■ **DATA EXCERPT**:
START

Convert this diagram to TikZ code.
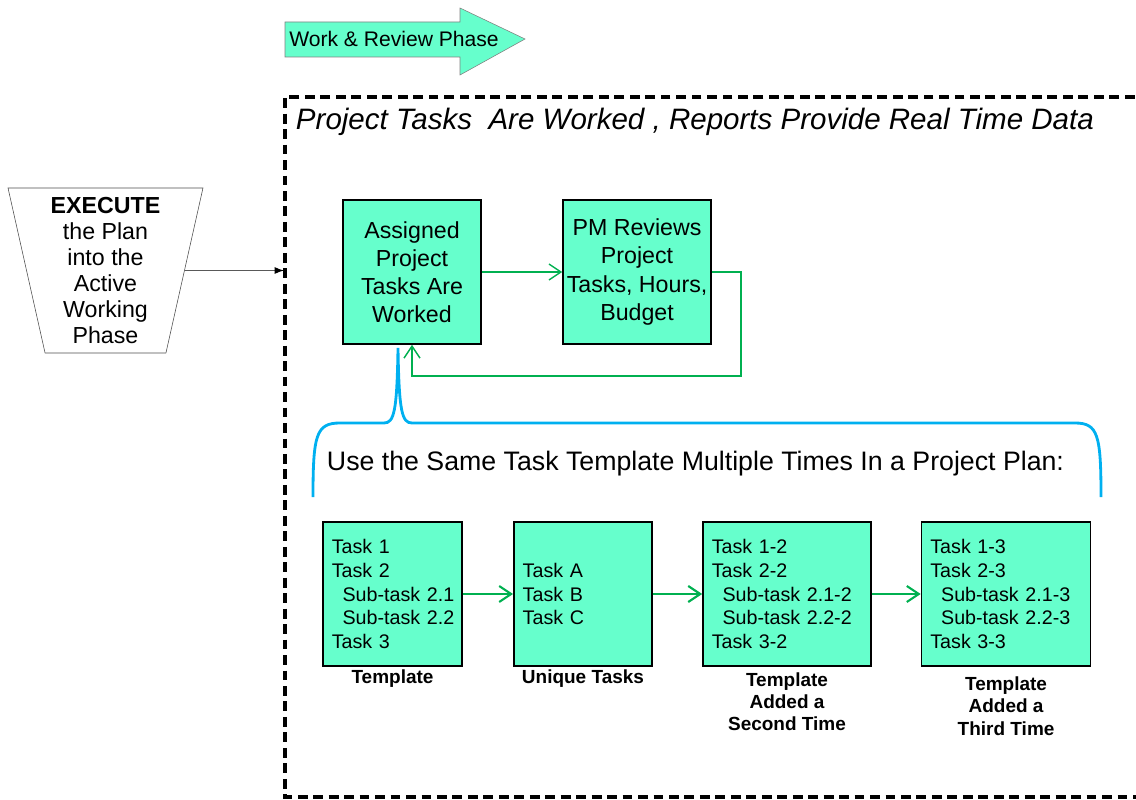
\documentclass[tikz,border=0pt]{standalone}
\usepackage{fontspec}
\setmainfont{Liberation Sans}
\usetikzlibrary{arrows.meta, positioning, shapes.geometric}
\definecolor{aqua}{RGB}{102,255,204}
\definecolor{flowgreen}{RGB}{0,176,80}
\definecolor{braceblue}{RGB}{0,176,240}
\newcommand{\subtask}[1]{\hspace*{0.27cm}\mbox{#1}}

\begin{document}
\begin{tikzpicture}[x=0.025cm, y=-0.025cm,
        greenbox/.style = {draw, fill=aqua, line width=1.2pt, inner sep=2pt},
        main/.style = {greenbox, align=center, minimum height=3.6cm, font=\fontsize{16.5}{20}\selectfont},
        taskbox/.style = {greenbox, minimum height=3.6cm, text width=#1, inner xsep=0.22cm, align=left, font=\fontsize{14}{17}\selectfont},
        lbl/.style = {align=center, inner sep=1pt, font=\bfseries\fontsize{13.5}{15.8}\selectfont},
        flow/.style = {draw=flowgreen, -{Straight Barb[length=3mm, width=4mm]}}]
    \useasboundingbox (0,0) rectangle (1136,800);

    % phase banner
    \draw[fill=aqua, draw=gray] (285,22) -- (460,22) -- (460,8) -- (525,39) -- (460,75) -- (460,57) -- (285,57) -- cycle;
    \node[anchor=west, inner sep=0pt, font=\fontsize{15}{18}\selectfont] (phase) at (289,39) {Work \& Review Phase};

    % dashed frame
    \draw[line width=2.2pt, dash pattern=on 7pt off 4pt] (1150,97) -- (285,97) -- (285,797) -- (1150,797);
    \coordinate (frame) at (284,271);
    \node[anchor=west, font=\itshape\fontsize{21}{25}\selectfont] (title) at (291,122) {Project Tasks\ \ Are Worked , Reports Provide Real Time Data};

    \node[trapezium, trapezium angle=77, shape border rotate=180, trapezium stretches=true,
          draw=gray!60!black, minimum width=4.875cm, minimum height=4.125cm, align=center, inner sep=1pt,
          font=\fontsize{16.5}{18.5}\selectfont] (exec) at (105.5,270.5)
          {\textbf{EXECUTE}\\the Plan\\into the\\Active\\Working\\Phase};
    \draw[-{Latex[black]}, gray!70!black, line width=0.8pt] (exec.east) -- (exec.east -| frame);

    % work and review loop
    \node[main, minimum width=3.45cm] (assigned) at (412,272) {Assigned\\Project\\Tasks Are\\Worked};
    \node[main, minimum width=3.7cm, right of=assigned, node distance=5.625cm] (pm) {PM Reviews\\Project\\Tasks, Hours,\\Budget};
    \coordinate (loop) at (741,376);
    \draw[flow, line width=1pt] (assigned) -- (pm);
    \draw[flow, line width=1pt] (pm.east) -| (loop) -| (assigned.south);

    % brace
    \coordinate (tip) at (398,348);
    \draw[braceblue, line width=2pt] (313,497) .. controls (313,435) and (316,423) .. (340,423) -- (384,423)
        .. controls (394,423) and (397,412) .. (tip)
        .. controls (399,412) and (402,423) .. (412,423) -- (1075,423)
        .. controls (1098,423) and (1101,435) .. (1101,497);
    \node[anchor=west, font=\fontsize{19}{22}\selectfont] (usetpl) at (322,464) {Use the Same Task Template Multiple Times In a Project Plan:};

    % template boxes
    \node[taskbox=3.035cm] (tpl) at (392.5,594) {Task 1\\Task 2\\\subtask{Sub-task 2.1}\\\subtask{Sub-task 2.2}\\Task 3};
    \node[taskbox=3.01cm, right of=tpl, node distance=4.76cm] (uniq) {Task A\\Task B\\Task C};
    \node[taskbox=3.76cm, right of=uniq, node distance=5.1cm] (tpl2) {Task 1-2\\Task 2-2\\\subtask{Sub-task 2.1-2}\\\subtask{Sub-task 2.2-2}\\Task 3-2};
    \node[taskbox=3.785cm, right of=tpl2, node distance=5.475cm] (tpl3) {Task 1-3\\Task 2-3\\\subtask{Sub-task 2.1-3}\\\subtask{Sub-task 2.2-3}\\Task 3-3};

    \node[lbl, below=1pt of tpl] (tpllbl) {Template};
    \node[lbl, below=1pt of uniq] (uniqlbl) {Unique Tasks};
    \node[lbl, below=3pt of tpl2] (tpl2lbl) {Template\\Added a\\Second Time};
    \node[lbl, below=6pt of tpl3] (tpl3lbl) {Template\\Added a\\Third Time};

    \draw[flow, line width=1.5pt] (tpl) -- (uniq);
    \draw[flow, line width=1.5pt] (uniq) -- (tpl2);
    \draw[flow, line width=1.5pt] (tpl2) -- (tpl3);
\end{tikzpicture}
\end{document}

END

■ **EXERCISE GOAL**: Write the lines above out again exactly, without any of their pictures.

■ **ANSWER TO THE EXERCISE**:
Convert this diagram to TikZ code.
\documentclass[tikz,border=0pt]{standalone}
\usepackage{fontspec}
\setmainfont{Liberation Sans}
\usetikzlibrary{arrows.meta, positioning, shapes.geometric}
\definecolor{aqua}{RGB}{102,255,204}
\definecolor{flowgreen}{RGB}{0,176,80}
\definecolor{braceblue}{RGB}{0,176,240}
\newcommand{\subtask}[1]{\hspace*{0.27cm}\mbox{#1}}

\begin{document}
\begin{tikzpicture}[x=0.025cm, y=-0.025cm,
        greenbox/.style = {draw, fill=aqua, line width=1.2pt, inner sep=2pt},
        main/.style = {greenbox, align=center, minimum height=3.6cm, font=\fontsize{16.5}{20}\selectfont},
        taskbox/.style = {greenbox, minimum height=3.6cm, text width=#1, inner xsep=0.22cm, align=left, font=\fontsize{14}{17}\selectfont},
        lbl/.style = {align=center, inner sep=1pt, font=\bfseries\fontsize{13.5}{15.8}\selectfont},
        flow/.style = {draw=flowgreen, -{Straight Barb[length=3mm, width=4mm]}}]
    \useasboundingbox (0,0) rectangle (1136,800);

    % phase banner
    \draw[fill=aqua, draw=gray] (285,22) -- (460,22) -- (460,8) -- (525,39) -- (460,75) -- (460,57) -- (285,57) -- cycle;
    \node[anchor=west, inner sep=0pt, font=\fontsize{15}{18}\selectfont] (phase) at (289,39) {Work \& Review Phase};

    % dashed frame
    \draw[line width=2.2pt, dash pattern=on 7pt off 4pt] (1150,97) -- (285,97) -- (285,797) -- (1150,797);
    \coordinate (frame) at (284,271);
    \node[anchor=west, font=\itshape\fontsize{21}{25}\selectfont] (title) at (291,122) {Project Tasks\ \ Are Worked , Reports Provide Real Time Data};

    \node[trapezium, trapezium angle=77, shape border rotate=180, trapezium stretches=true,
          draw=gray!60!black, minimum width=4.875cm, minimum height=4.125cm, align=center, inner sep=1pt,
          font=\fontsize{16.5}{18.5}\selectfont] (exec) at (105.5,270.5)
          {\textbf{EXECUTE}\\the Plan\\into the\\Active\\Working\\Phase};
    \draw[-{Latex[black]}, gray!70!black, line width=0.8pt] (exec.east) -- (exec.east -| frame);

    % work and review loop
    \node[main, minimum width=3.45cm] (assigned) at (412,272) {Assigned\\Project\\Tasks Are\\Worked};
    \node[main, minimum width=3.7cm, right of=assigned, node distance=5.625cm] (pm) {PM Reviews\\Project\\Tasks, Hours,\\Budget};
    \coordinate (loop) at (741,376);
    \draw[flow, line width=1pt] (assigned) -- (pm);
    \draw[flow, line width=1pt] (pm.east) -| (loop) -| (assigned.south);

    % brace
    \coordinate (tip) at (398,348);
    \draw[braceblue, line width=2pt] (313,497) .. controls (313,435) and (316,423) .. (340,423) -- (384,423)
        .. controls (394,423) and (397,412) .. (tip)
        .. controls (399,412) and (402,423) .. (412,423) -- (1075,423)
        .. controls (1098,423) and (1101,435) .. (1101,497);
    \node[anchor=west, font=\fontsize{19}{22}\selectfont] (usetpl) at (322,464) {Use the Same Task Template Multiple Times In a Project Plan:};

    % template boxes
    \node[taskbox=3.035cm] (tpl) at (392.5,594) {Task 1\\Task 2\\\subtask{Sub-task 2.1}\\\subtask{Sub-task 2.2}\\Task 3};
    \node[taskbox=3.01cm, right of=tpl, node distance=4.76cm] (uniq) {Task A\\Task B\\Task C};
    \node[taskbox=3.76cm, right of=uniq, node distance=5.1cm] (tpl2) {Task 1-2\\Task 2-2\\\subtask{Sub-task 2.1-2}\\\subtask{Sub-task 2.2-2}\\Task 3-2};
    \node[taskbox=3.785cm, right of=tpl2, node distance=5.475cm] (tpl3) {Task 1-3\\Task 2-3\\\subtask{Sub-task 2.1-3}\\\subtask{Sub-task 2.2-3}\\Task 3-3};

    \node[lbl, below=1pt of tpl] (tpllbl) {Template};
    \node[lbl, below=1pt of uniq] (uniqlbl) {Unique Tasks};
    \node[lbl, below=3pt of tpl2] (tpl2lbl) {Template\\Added a\\Second Time};
    \node[lbl, below=6pt of tpl3] (tpl3lbl) {Template\\Added a\\Third Time};

    \draw[flow, line width=1.5pt] (tpl) -- (uniq);
    \draw[flow, line width=1.5pt] (uniq) -- (tpl2);
    \draw[flow, line width=1.5pt] (tpl2) -- (tpl3);
\end{tikzpicture}
\end{document}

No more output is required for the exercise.